It is required that the lines from the top of the listing through the line with "from matplotlib.ticker import" be reproduced exactly, excluding pictures.
Start of Material provided
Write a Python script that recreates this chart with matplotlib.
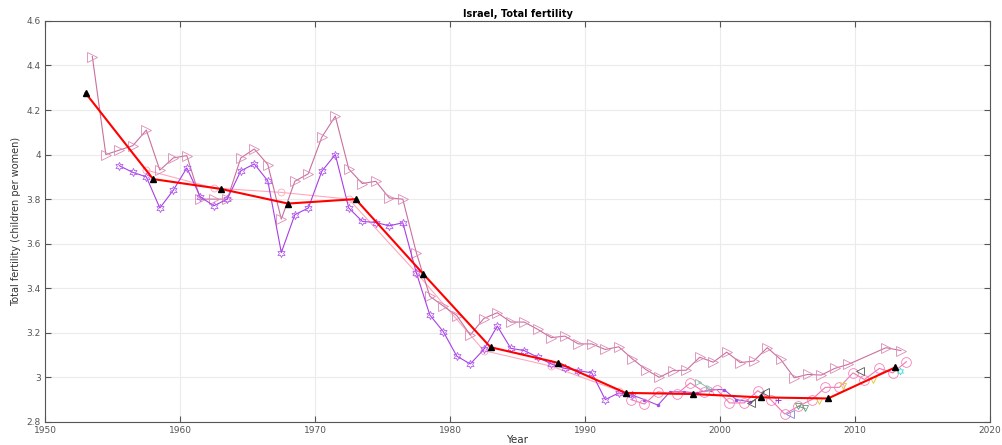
import matplotlib
matplotlib.use('Agg')
import matplotlib.pyplot as plt
from matplotlib.ticker import FormatStrFormatter

# annual estimates (triangles)
tri_years = [1953.5, 1954.5, 1955.5, 1956.5, 1957.5, 1958.5, 1959.5, 1960.5, 1961.5, 1962.5,
             1963.5, 1964.5, 1965.5, 1966.5, 1967.5, 1968.5, 1969.5, 1970.5, 1971.5, 1972.5,
             1973.5, 1974.5, 1975.5, 1976.5, 1977.5, 1978.5, 1979.5, 1980.5, 1981.5, 1982.5,
             1983.5, 1984.5, 1985.5, 1986.5, 1987.5, 1988.5, 1989.5, 1990.5, 1991.5, 1992.5,
             1993.5, 1994.5, 1995.5, 1996.5, 1997.5, 1998.5, 1999.5, 2000.5, 2001.5, 2002.5,
             2003.5, 2004.5, 2005.5, 2006.5, 2007.5, 2008.5, 2009.5, 2012.3, 2013.4]
tri_vals = [4.44, 4.00, 4.02, 4.04, 4.11, 3.93, 3.985, 3.995, 3.80, 3.80,
            3.80, 3.985, 4.025, 3.955, 3.71, 3.88, 3.914, 4.078, 4.172, 3.935,
            3.87, 3.88, 3.805, 3.80, 3.56, 3.364, 3.32, 3.277, 3.19, 3.264,
            3.29, 3.248, 3.248, 3.215, 3.178, 3.185, 3.15, 3.15, 3.125, 3.137,
            3.083, 3.035, 3.00, 3.03, 3.032, 3.09, 3.068, 3.113, 3.066, 3.073,
            3.133, 3.08, 2.998, 3.013, 3.01, 3.04, 3.058, 3.133, 3.12]

# hexagram series
hex_years = [1955.5, 1956.5, 1957.5, 1958.5, 1959.5, 1960.5, 1961.5, 1962.5, 1963.5, 1964.5,
             1965.5, 1966.5, 1967.5, 1968.5, 1969.5, 1970.5, 1971.5, 1972.5, 1973.5, 1974.5,
             1975.5, 1976.5, 1977.5, 1978.5, 1979.5, 1980.5, 1981.5, 1982.5, 1983.5, 1984.5,
             1985.5, 1986.5, 1987.5, 1988.5, 1989.5, 1990.5, 1991.5, 1992.5, 1993.5]
hex_vals = [3.95, 3.92, 3.90, 3.76, 3.84, 3.94, 3.81, 3.77, 3.80, 3.927,
            3.958, 3.882, 3.56, 3.73, 3.76, 3.925, 4.00, 3.76, 3.70, 3.695,
            3.68, 3.694, 3.47, 3.28, 3.205, 3.095, 3.06, 3.125, 3.23, 3.13,
            3.12, 3.09, 3.06, 3.04, 3.03, 3.02, 2.90, 2.93, 2.92]

dot_years = [1993.5, 1994.4, 1995.4, 1996.3, 1997.3, 1998.3, 1999.3, 2000.3, 2001.2, 2002.2]
dot_vals = [2.92, 2.90, 2.875, 2.935, 2.935, 2.93, 2.945, 2.945, 2.90, 2.89]

# annual circles
circ_years = [1993.4, 1994.4, 1995.4, 1996.8, 1997.8, 1998.8, 1999.75, 2000.7, 2001.8, 2002.8,
              2003.75, 2004.8, 2005.8, 2006.8, 2007.8, 2008.85, 2009.85, 2010.7, 2011.8, 2012.8,
              2013.8]
circ_vals = [2.90, 2.88, 2.935, 2.925, 2.975, 2.935, 2.945, 2.885, 2.885, 2.94,
             2.90, 2.835, 2.87, 2.90, 2.955, 2.955, 3.02, 2.99, 3.04, 3.02,
             3.07]

# five-year smoothed (thin pink)
smooth_years = [1957.5, 1962.5, 1967.5, 1972.5, 1977.5, 1982.5, 1987.5, 1992.5]
smooth_vals = [3.93, 3.85, 3.83, 3.80, 3.47, 3.12, 3.05, 2.94]

# five-year estimates (red)
est_years = [1953, 1958, 1963, 1968, 1973, 1978, 1983, 1988, 1993, 1998, 2003, 2008, 2013]
est_vals = [4.276, 3.89, 3.846, 3.78, 3.80, 3.465, 3.135, 3.065, 2.93, 2.925, 2.91, 2.905, 3.045]

# small extra series
gray_years = [2002.3, 2003.3]
gray_vals = [2.885, 2.935]
gray2_years = [2010.4]
gray2_vals = [3.03]
teal_years = [1998.4, 1999.2]
teal_vals = [2.98, 2.95]
blue_years = [2005.2]
blue_vals = [2.835]
green_years = [2005.8, 2006.3]
green_vals = [2.87, 2.86]
yellow_years = [2007.3, 2009.1, 2011.3]
yellow_vals = [2.895, 2.96, 2.99]
cyan_years = [2013.3]
cyan_vals = [3.03]
plus_years = [2004.3]
plus_vals = [2.90]

plt.rcParams['font.family'] = ['DejaVu Sans']

fig = plt.figure(figsize=(10.02, 4.45), dpi=100)
ax = fig.add_axes([0.045, 0.052, 0.943, 0.901])

hexmark = (6, 1, 0)

ax.plot(smooth_years, smooth_vals, color='#ffa8bc', lw=0.8, marker='o', ms=5,
        mfc='none', mec='#ffa8bc', mew=0.6, zorder=2)
ax.plot(tri_years, tri_vals, color='#c9709e', lw=0.8, marker='>', ms=7,
        mfc='none', mec='#dc8ab4', mew=0.6, zorder=3)
ax.plot(hex_years, hex_vals, color='#a83ee6', lw=0.8, marker=hexmark, ms=6,
        mfc='none', mec='#b560f0', mew=0.6, zorder=3)
ax.plot(dot_years, dot_vals, color='#a050e0', lw=0.8, marker='.', ms=3, zorder=3)
ax.plot(circ_years, circ_vals, color='#f078b2', lw=0.8, marker='o', ms=7,
        mfc='none', mec='#f580b8', mew=0.6, zorder=3)
ax.plot(gray_years, gray_vals, color='#555555', lw=0.7, marker='<', ms=6,
        mfc='none', mec='#555555', mew=0.6, zorder=3)
ax.plot(gray2_years, gray2_vals, ls='none', marker='<', ms=6,
        mfc='none', mec='#555555', mew=0.6, zorder=3)
ax.plot(teal_years, teal_vals, color='#8fb8a8', lw=0.7, marker='>', ms=5,
        mfc='none', mec='#8fb8a8', mew=0.6, zorder=3)
ax.plot(blue_years, blue_vals, ls='none', marker='<', ms=6,
        mfc='none', mec='#8080e0', mew=0.6, zorder=3)
ax.plot(green_years, green_vals, color='#5aa070', lw=0.7, marker='v', ms=4,
        mfc='none', mec='#5aa070', mew=0.6, zorder=3)
ax.plot(yellow_years, yellow_vals, ls='none', marker='v', ms=4,
        mfc='none', mec='#e0d040', mew=0.7, zorder=3)
ax.plot(cyan_years, cyan_vals, ls='none', marker=hexmark, ms=5,
        mfc='none', mec='#40e0d0', mew=0.6, zorder=3)
ax.plot(plus_years, plus_vals, ls='none', marker='+', ms=4,
        mec='#9040e0', mew=0.7, zorder=3)

ax.plot(est_years, est_vals, color='red', lw=1.5, marker='^', ms=4.5,
        mfc='black', mec='black', zorder=5)

ax.set_xlim(1950, 2020)
ax.set_ylim(2.8, 4.6)
ax.set_xticks(range(1950, 2021, 10))
ax.set_yticks([2.8, 3.0, 3.2, 3.4, 3.6, 3.8, 4.0, 4.2, 4.4, 4.6])
ax.yaxis.set_major_formatter(FormatStrFormatter('%g'))
ax.grid(True, color='#ebebeb', lw=0.8)
ax.set_axisbelow(True)
ax.tick_params(direction='in', length=4, width=0.8, color='#555555', labelcolor='#555555',
               labelsize=6.5, top=True, right=True, pad=3)
for s in ax.spines.values():
    s.set_color('#555555')
    s.set_linewidth(0.8)

ax.set_title('Israel, Total fertility', fontsize=7, fontweight='bold', pad=3)
ax.set_xlabel('Year', fontsize=7.5, labelpad=0, color='#333333')
ax.set_ylabel('Total fertility (children per women)', fontsize=7, labelpad=4, color='#333333')

fig.savefig('out.png', dpi=100)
End of Material provided
**Solution to this exercise:**
Write a Python script that recreates this chart with matplotlib.
import matplotlib
matplotlib.use('Agg')
import matplotlib.pyplot as plt
from matplotlib.ticker import FormatStrFormatter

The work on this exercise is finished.